Sullivan’s previously unreported call took ahead of Taiwan’s President Tsai Ing-wen scheduled visit to the US en route to Central America, a trip that’s likely to further inflame Beijing’s ire. In a sign of the fraught state of US-China ties, neither side opted to publicize the call between Sullivan and Wang.
A spokesperson for the White House didn’t immediately respond to a request for comment. When asked at a regular press briefing in Beijing to confirm whether Sullivan and Wang talked, Chinese Foreign Ministry spokeswoman Mao Ning said she didn’t have anything to share.
The official contact also comes as the Biden administration is looking to arrange a phone call between President Joe Biden and China’s President Xi Jinping. US officials had hoped that would have taken place by now, but China has so far rebuffed efforts to arrange a conversation and the Biden administration now expects it won’t occur until Tsai returns home early next month.
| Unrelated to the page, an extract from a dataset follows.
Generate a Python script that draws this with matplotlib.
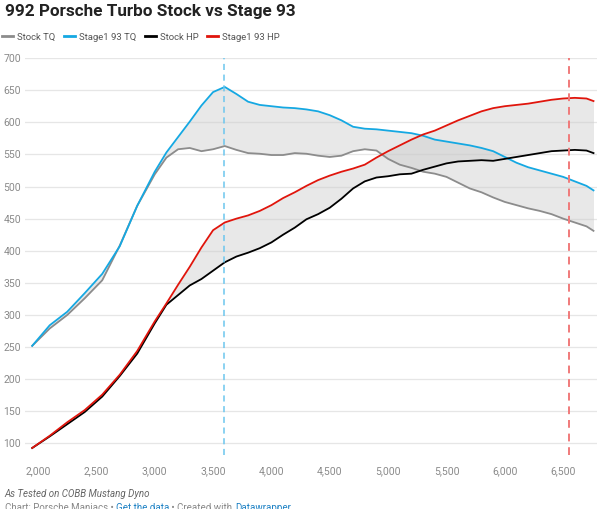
import matplotlib
matplotlib.use("Agg")
import matplotlib.pyplot as plt
from matplotlib.lines import Line2D

plt.rcParams['font.family'] = ['Roboto', 'DejaVu Sans']

# rpm points shared by all four runs
rpm = [1950, 2100, 2250, 2400, 2550, 2700, 2850, 3000, 3100, 3200, 3300, 3400,
       3500, 3600, 3700, 3800, 3900, 4000, 4100, 4200, 4300, 4400, 4500, 4600,
       4700, 4800, 4900, 5000, 5100, 5200, 5300, 5400, 5500, 5600, 5700, 5800,
       5900, 6000, 6100, 6200, 6300, 6400, 6500, 6600, 6700, 6760]

stock_tq = [252, 279, 300, 326, 354, 408, 470, 519, 545, 558, 560, 555,
            558, 563, 557, 552, 551, 549, 549, 552, 551, 548, 546, 548,
            555, 558, 556, 543, 534, 529, 523, 520, 515, 506, 497, 491,
            483, 476, 471, 466, 462, 457, 450, 444, 438, 431]

stage1_tq = [252, 284, 305, 334, 364, 407, 470, 523, 553, 577, 601, 626,
             647, 655, 644, 632, 627, 625, 623, 622, 620, 617, 611, 603,
             593, 590, 589, 587, 585, 583, 579, 573, 570, 567, 564, 560,
             555, 546, 537, 530, 525, 520, 515, 508, 501, 494]

stock_hp = [93, 111, 130, 149, 173, 205, 240, 287, 316, 331, 346, 356,
            369, 382, 391, 397, 404, 413, 425, 436, 449, 457, 467, 481,
            497, 508, 514, 516, 519, 520, 526, 531, 536, 539, 540, 541,
            540, 543, 546, 549, 552, 555, 556, 557, 556, 552]

stage1_hp = [93, 112, 133, 152, 176, 207, 244, 290, 318, 347, 375, 405,
             432, 444, 450, 455, 462, 471, 482, 491, 501, 510, 517, 523,
             528, 534, 545, 555, 564, 573, 581, 587, 595, 603, 610, 617,
             622, 625, 627, 629, 632, 635, 637, 638, 637, 633]

tq_peak_rpm = 3590
hp_peak_rpm = 6550

x_ticks = [2000, 2500, 3000, 3500, 4000, 4500, 5000, 5500, 6000, 6500]
y_ticks = [100, 150, 200, 250, 300, 350, 400, 450, 500, 550, 600, 650, 700]

c_stock_tq = "#8c8c8c"
c_stage_tq = "#15a8e2"
c_stock_hp = "#000000"
c_stage_hp = "#e0150c"

fig = plt.figure(figsize=(6, 5.09), dpi=100)
ax = fig.add_axes([0.042, 0.106, 0.953, 0.780])

ax.fill_between(rpm, stock_tq, stage1_tq, color="#cccccc", alpha=0.45, lw=0)
ax.fill_between(rpm, stock_hp, stage1_hp, color="#cccccc", alpha=0.45, lw=0)

ax.plot(rpm, stock_tq, color=c_stock_tq, lw=1.3)
ax.plot(rpm, stage1_tq, color=c_stage_tq, lw=1.3)
ax.plot(rpm, stock_hp, color=c_stock_hp, lw=1.3)
ax.plot(rpm, stage1_hp, color=c_stage_hp, lw=1.3)

ax.axvline(tq_peak_rpm, color="#6cc6ee", lw=1.1, dashes=(4, 3))
ax.axvline(hp_peak_rpm, color="#f07a7a", lw=1.4, dashes=(4, 3))

ax.set_xlim(1890, 6790)
ax.set_ylim(82, 700)
ax.set_xticks(x_ticks)
ax.set_xticklabels([f"{v:,}" for v in x_ticks])
ax.set_yticks(y_ticks)
ax.grid(axis="y", color="#e6e6e6", lw=0.9)
ax.set_axisbelow(True)
for s in ax.spines.values():
    s.set_visible(False)
ax.tick_params(axis="both", length=0, labelsize=7.5, colors="#8a8a8a")
ax.tick_params(axis="x", pad=8)
ax.tick_params(axis="y", pad=3)

fig.text(0.008, 0.993, "992 Porsche Turbo Stock vs Stage 93", fontsize=12.3,
         fontweight="bold", color="#222222", va="top", ha="left")

handles = [Line2D([], [], color=c, lw=2) for c in
           [c_stock_tq, c_stage_tq, c_stock_hp, c_stage_hp]]
labels = ["Stock TQ", "Stage1 93 TQ", "Stock HP", "Stage1 93 HP"]
leg = fig.legend(handles, labels, loc="center left", bbox_to_anchor=(0.0, 0.927),
                 ncol=4, frameon=False, fontsize=6.8, handlelength=1.2,
                 handletextpad=0.4, columnspacing=0.9, borderaxespad=0,
                 borderpad=0.2)
for t in leg.get_texts():
    t.set_color("#555555")

fig.text(0.008, 0.029, "As Tested on COBB Mustang Dyno", fontsize=7,
         style="italic", color="#666666", va="center", ha="left")

# source line, cut off at the bottom edge like the original
fig.canvas.draw()
renderer = fig.canvas.get_renderer()
parts = [("Chart: Porsche Maniacs \u2022 ", "#888888"), ("Get the data", "#1d81c4"),
         (" \u2022 Created with ", "#888888"), ("Datawrapper", "#1d81c4")]
xpos = 5
for txt, col in parts:
    t = fig.text(xpos / 600, 0.002, txt, fontsize=7, color=col,
                 va="center", ha="left")
    xpos += t.get_window_extent(renderer).width

fig.savefig("out.png", dpi=100)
In recent years, relations between the two countries have deteriorated as the the US and China have clashed over everything from trade to technology and the South China Sea.
Those strains have played out across the relationship, making meetings at almost every level either politically impossible or far more fraught. Secretary of State Antony Blinken cancelled a trip to China after the US revealed that an alleged Chinese spy balloon was crossing US territory.
Days later, China rebuffed Secretary of Defense Lloyd Austin’s effort to speak with his Chinese counterpart after the US shot down the balloon.
Even lower-level ties are fraying. China’s defense attaché in Washington recently declined a request for a lunch meeting with Deputy Assistant Secretary of Defense Michael Chase after Chase visited Taiwan, people familiar with the matter said.
The State Department has maintained limited working-level contacts. The head of the State Department’s new “China House,” Rick Waters, travelled to Beijing last week to assess the chances of further bilateral exchanges between the two countries, according to people familiar with the trip.
Ties plunged to a new low last August, when then House Speaker Nancy Pelosi visited Taiwan. That led China to cut off some contacts between the two countries’ militaries.